And as much as you’ll hate hearing that, these people are absolutely right. Things do get better with time. With each passing day, you learn and you grow, and you eventually choose to stop being sad. You choose to stop letting the past affect you negatively. And you choose to
Because that really is the only thing you can do.
I remember exactly how I spent the last day of 2015. I finished work and sat on the beach and wrote. I wrote my heart away, I reflected on the year and what had happened and how with a blink of an eye, so many things had changed. I was discouraged, broken, unmotivated and alone. I sat there on the beautiful shore, watching the sun set beautifully on what had been a horrible year.
Today is the last day of 2016.
2016 was equally the most amazing and awful year of my life. I suffered heartbreak. Every single one of my insecurities surfaced the minute this guy stopped choosing me.
I fought with my parents a lot — more than ever before about the blurred lines between trying to grow up and still being treated like a child.
I realized how similar I am to my mom, in both good ways and bad. To this day, she is my best friend and No. 1 supporter.
I cut ties with some people I thought I’d be friends with forever.
I made new friends and met a lot of great people.
I got baptized.
I traveled. A lot.
I visited Japan for the first time and it was the most enlightening trip.
I went to more concerts than I can count on my two hands.
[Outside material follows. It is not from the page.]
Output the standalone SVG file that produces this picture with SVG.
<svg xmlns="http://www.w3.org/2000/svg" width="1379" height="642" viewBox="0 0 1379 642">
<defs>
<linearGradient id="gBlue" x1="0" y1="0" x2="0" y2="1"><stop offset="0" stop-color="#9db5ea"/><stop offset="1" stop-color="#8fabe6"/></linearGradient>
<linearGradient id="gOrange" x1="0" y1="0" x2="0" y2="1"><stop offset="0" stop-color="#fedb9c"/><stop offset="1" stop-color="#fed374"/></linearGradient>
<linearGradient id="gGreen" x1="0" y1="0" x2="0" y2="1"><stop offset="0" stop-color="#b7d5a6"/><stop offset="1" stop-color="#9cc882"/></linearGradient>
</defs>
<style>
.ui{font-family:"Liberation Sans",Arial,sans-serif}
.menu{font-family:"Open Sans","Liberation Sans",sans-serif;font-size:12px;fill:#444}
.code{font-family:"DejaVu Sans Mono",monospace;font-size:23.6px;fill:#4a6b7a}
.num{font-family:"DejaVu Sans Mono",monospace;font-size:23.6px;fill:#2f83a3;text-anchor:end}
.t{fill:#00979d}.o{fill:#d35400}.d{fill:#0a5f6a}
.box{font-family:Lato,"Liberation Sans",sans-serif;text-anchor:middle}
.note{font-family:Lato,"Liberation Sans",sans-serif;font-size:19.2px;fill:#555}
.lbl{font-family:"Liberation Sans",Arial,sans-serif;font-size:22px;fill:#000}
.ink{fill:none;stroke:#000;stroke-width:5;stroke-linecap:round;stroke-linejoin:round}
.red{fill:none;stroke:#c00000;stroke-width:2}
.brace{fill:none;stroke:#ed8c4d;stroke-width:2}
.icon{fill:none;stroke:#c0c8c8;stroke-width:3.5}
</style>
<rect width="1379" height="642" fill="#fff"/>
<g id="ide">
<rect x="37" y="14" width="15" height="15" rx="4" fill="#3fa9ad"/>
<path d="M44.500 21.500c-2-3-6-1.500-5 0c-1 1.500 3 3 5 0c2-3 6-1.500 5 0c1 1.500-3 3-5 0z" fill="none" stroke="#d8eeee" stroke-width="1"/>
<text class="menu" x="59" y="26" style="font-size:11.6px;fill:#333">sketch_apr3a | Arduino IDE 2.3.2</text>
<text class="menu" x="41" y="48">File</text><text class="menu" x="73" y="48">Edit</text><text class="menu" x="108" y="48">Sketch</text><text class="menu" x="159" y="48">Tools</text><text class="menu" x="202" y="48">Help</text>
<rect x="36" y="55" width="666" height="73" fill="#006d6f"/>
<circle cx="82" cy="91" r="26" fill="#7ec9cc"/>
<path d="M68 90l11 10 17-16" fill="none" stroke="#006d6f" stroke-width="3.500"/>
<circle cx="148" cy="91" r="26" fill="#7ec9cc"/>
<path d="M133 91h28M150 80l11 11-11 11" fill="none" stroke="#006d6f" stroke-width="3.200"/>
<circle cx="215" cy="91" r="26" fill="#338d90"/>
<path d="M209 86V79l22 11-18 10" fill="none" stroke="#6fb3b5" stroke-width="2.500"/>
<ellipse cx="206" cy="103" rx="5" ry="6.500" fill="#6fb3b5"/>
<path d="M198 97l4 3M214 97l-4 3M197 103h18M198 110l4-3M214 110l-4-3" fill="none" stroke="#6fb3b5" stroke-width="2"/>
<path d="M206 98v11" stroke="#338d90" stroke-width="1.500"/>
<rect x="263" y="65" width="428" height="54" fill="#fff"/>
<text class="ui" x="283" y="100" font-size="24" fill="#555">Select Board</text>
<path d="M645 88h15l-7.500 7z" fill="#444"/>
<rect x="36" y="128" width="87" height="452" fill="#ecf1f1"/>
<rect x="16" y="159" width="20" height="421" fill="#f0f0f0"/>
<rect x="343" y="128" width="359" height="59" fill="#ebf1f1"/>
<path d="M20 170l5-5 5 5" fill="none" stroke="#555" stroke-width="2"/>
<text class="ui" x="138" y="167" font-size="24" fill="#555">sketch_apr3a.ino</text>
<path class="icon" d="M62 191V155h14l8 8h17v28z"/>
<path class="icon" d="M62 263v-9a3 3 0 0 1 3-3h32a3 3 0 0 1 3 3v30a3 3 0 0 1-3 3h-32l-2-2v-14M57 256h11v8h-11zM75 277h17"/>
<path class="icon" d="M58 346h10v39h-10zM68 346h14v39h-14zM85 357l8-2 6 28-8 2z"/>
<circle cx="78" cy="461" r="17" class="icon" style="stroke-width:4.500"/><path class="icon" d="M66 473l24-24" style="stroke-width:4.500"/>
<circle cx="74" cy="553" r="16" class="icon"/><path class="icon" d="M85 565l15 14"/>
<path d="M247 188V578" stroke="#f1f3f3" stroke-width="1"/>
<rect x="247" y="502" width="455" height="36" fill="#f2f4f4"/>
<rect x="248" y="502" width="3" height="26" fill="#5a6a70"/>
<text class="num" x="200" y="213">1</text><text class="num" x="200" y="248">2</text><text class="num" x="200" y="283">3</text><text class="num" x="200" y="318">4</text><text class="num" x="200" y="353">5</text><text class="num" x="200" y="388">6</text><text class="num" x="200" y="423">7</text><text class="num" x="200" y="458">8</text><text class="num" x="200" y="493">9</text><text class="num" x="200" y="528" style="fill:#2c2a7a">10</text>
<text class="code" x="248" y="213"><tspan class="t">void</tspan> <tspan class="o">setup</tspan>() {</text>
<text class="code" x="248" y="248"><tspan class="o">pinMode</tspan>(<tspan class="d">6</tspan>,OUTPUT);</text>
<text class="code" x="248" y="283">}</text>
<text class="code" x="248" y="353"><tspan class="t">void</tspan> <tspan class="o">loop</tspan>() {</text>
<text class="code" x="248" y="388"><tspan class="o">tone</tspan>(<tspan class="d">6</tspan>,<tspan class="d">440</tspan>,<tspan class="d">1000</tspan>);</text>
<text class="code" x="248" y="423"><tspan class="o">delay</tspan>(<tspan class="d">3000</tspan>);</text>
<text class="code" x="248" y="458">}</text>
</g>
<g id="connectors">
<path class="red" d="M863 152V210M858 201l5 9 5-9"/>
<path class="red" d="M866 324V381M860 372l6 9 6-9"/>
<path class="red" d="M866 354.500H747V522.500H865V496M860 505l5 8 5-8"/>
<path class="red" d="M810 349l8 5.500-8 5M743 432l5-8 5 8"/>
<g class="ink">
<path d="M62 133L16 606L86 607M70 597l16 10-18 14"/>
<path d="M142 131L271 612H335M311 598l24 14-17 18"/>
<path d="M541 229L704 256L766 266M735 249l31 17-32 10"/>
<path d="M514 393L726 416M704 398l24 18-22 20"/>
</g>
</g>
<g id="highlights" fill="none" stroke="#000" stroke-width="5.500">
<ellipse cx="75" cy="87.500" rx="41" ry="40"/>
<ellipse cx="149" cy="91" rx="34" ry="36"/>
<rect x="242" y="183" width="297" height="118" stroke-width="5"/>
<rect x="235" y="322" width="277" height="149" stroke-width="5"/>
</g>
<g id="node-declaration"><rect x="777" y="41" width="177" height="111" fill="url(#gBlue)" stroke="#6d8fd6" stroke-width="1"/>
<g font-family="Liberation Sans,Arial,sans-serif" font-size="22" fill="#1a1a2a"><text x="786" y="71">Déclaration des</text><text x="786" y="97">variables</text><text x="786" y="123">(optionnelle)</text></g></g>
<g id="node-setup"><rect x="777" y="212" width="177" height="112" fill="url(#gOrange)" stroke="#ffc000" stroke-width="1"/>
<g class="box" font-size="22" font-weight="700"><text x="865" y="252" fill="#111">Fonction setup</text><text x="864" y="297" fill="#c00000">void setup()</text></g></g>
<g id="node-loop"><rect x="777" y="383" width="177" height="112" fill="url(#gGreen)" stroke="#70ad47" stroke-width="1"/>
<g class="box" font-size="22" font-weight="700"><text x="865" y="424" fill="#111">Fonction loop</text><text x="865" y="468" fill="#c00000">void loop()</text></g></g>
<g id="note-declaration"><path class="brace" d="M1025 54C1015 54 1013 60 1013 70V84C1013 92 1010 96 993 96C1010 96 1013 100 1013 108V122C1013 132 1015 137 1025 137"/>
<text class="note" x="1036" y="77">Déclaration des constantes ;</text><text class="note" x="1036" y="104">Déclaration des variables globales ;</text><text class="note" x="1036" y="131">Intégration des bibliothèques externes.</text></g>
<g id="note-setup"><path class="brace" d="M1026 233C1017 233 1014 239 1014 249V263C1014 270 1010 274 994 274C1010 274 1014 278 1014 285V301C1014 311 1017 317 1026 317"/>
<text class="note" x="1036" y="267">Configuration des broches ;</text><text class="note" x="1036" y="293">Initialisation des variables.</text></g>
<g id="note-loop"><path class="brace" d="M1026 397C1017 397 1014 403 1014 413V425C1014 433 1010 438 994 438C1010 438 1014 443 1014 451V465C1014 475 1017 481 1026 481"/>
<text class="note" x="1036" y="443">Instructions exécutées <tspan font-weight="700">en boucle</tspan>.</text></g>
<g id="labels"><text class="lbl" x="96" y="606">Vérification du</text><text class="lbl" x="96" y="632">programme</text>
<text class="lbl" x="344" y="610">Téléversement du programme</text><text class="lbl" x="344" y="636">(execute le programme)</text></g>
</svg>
I learned how to be alone.
I realized how important family is and learned to put them before anyone else.
I also met someone who makes me excited for life. Someone who is so passionate about what he does and achieving his goals. Someone who makes me feel loved and valued every day.
Today is the last day of 2016. Another year has passed but here I am again, sitting on a beautiful beach reflecting on the year and looking forward to the next. Except this time, I’m not alone.